Ahora siento no poder ponerme a tirar cosas contra
paredes desnudas y que se hagan añicos mientras mis ojos arden.
De furia, de impotencia y de dudas.
Las dudas que no hacen más que avivar mi ira.
Hace mucho que leo lo que escribo y reconozco que ya no
soy yo. La yo que conseguía imprimir entusiasmo en cada una de sus palabras,
que transmitía lo que sentía y jugaba con las letras según quisiera.
Ahora mis palabras ya no bailan. Se sientan con la cabeza
gacha y la mente en blanco.
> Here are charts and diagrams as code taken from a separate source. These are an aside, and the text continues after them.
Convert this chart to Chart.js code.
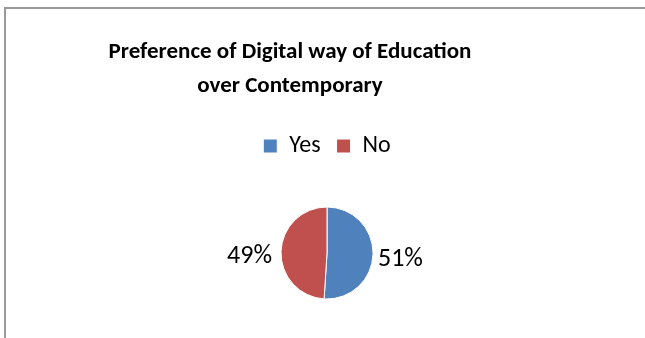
<!DOCTYPE html>
<html>
<head>
<meta charset="utf-8">
<script src="https://cdn.jsdelivr.net/npm/chart.js@4/dist/chart.umd.min.js"></script>
<style>
	html, body { margin: 0; padding: 0; background: #fff; overflow: hidden; }
	#wrap { position: relative; width: 645px; height: 338px; }
	#frame {
		position: absolute; left: 4px; top: 7px; width: 700px; height: 400px;
		border-left: 2px solid #999; border-top: 2px solid #999;
	}
	#chart { position: absolute; left: 0; top: 0; }
</style>
</head>
<body>
<div id="wrap">
	<div id="frame"></div>
	<canvas id="chart" width="645" height="338"></canvas>
</div>
<script>
const TITLE_LINES = ['Preference of Digital way of Education', 'over Contemporary']
const LABELS = ['Yes', 'No']
const SHARES = [51, 49]
const COLORS = ['#4F81BD', '#C0504D']

const FONT = 'Carlito, Lato, "Open Sans", sans-serif'

// heading sits a bit left of the plot centre, so it is drawn by hand
const heading = {
	id: 'heading',
	afterDraw: (chart) => {
		const ctx = chart.ctx
		ctx.save()
		ctx.font = 'bold 23px ' + FONT
		ctx.fillStyle = '#000'
		ctx.textAlign = 'center'
		ctx.textBaseline = 'middle'
		TITLE_LINES.forEach((line, i) => ctx.fillText(line, 290, 52 + i * 34))
		ctx.restore()
	},
}

// percentage labels just outside each slice
const sliceLabels = {
	id: 'sliceLabels',
	afterDatasetsDraw: (chart) => {
		const ctx = chart.ctx
		const meta = chart.getDatasetMeta(0)
		const data = chart.data.datasets[0].data
		ctx.save()
		ctx.font = '26px ' + FONT
		ctx.fillStyle = '#000'
		ctx.textBaseline = 'middle'
		meta.data.forEach((arc, i) => {
			const { x, y, startAngle, endAngle, outerRadius } = arc.getProps(['x', 'y', 'startAngle', 'endAngle', 'outerRadius'], true)
			const mid = (startAngle + endAngle) / 2
			const cos = Math.cos(mid)
			const r = outerRadius + (cos >= 0 ? 5 : 9)
			ctx.textAlign = cos >= 0 ? 'left' : 'right'
			ctx.fillText(data[i] + '%', x + cos * r, y + Math.sin(mid) * r + 5)
		})
		ctx.restore()
	},
}

const chart = new Chart(document.getElementById('chart'), {
	type: 'pie',
	data: {
		labels: LABELS,
		datasets: [{
			data: SHARES,
			backgroundColor: COLORS,
			borderColor: '#fff',
			borderWidth: 1,
			radius: 46,
		}],
	},
	options: {
		responsive: false,
		animation: false,
		layout: { padding: { top: 118, left: 9, right: 0, bottom: 0 } },
		plugins: {
			title: { display: false },
			tooltip: { enabled: false },
			legend: {
				position: 'top',
				labels: {
					boxWidth: 14,
					boxHeight: 14,
					padding: 16,
					color: '#000',
					font: { family: FONT, size: 24 },
				},
			},
		},
	},
	plugins: [heading, sliceLabels],
})
</script>
</body>
</html>
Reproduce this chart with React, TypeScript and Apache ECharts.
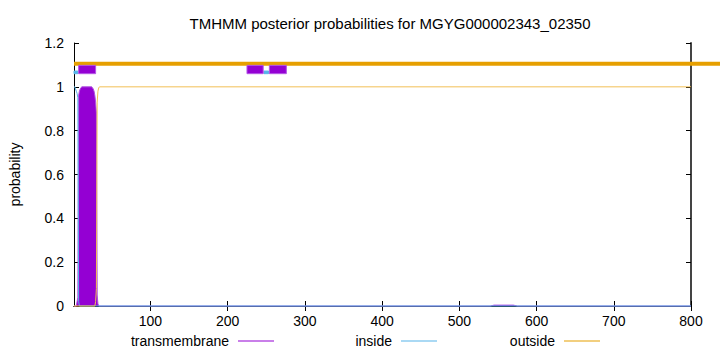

Se dedican a esperar que de nuevo vengan días de
inspiración.
Tan sumisas, tan impregnadas de significado que no dicen
nada.
Creo que ya llegó. Ahora que la ira vuelve a hacerme
arder, siento que puedo conseguir quemar esa silla en la que me sentaba con la
cabeza gacha, mientras recorro corriendo el espacio de tiempo que me separaba
de mi antiguo yo.
El que tenía días felices y no caras largas. Buenas palabras
para todos en vez de frías miradas. Algún que otro amor pero ningún lío de
faldas.
Porque de verdad,
lo que más odio de mi amargado y nuevo yo es el odio que irradio con mi cuerpo
y mis palabras, que es un odio verdadero, puro, mezclado con un rencor que no
deja de contradecirme, alarmándome y tranquilizándome según le parezca.
Quiero mi antiguo odio, que era más bien enfado, del que
pasados dos días uno ya ni se acuerda.
Y lo que de verdad echo de menos y siento que me falta es
mi orgullo. Que nadie quebrantaba y yo misma me encargaba de que nadie pisoteara.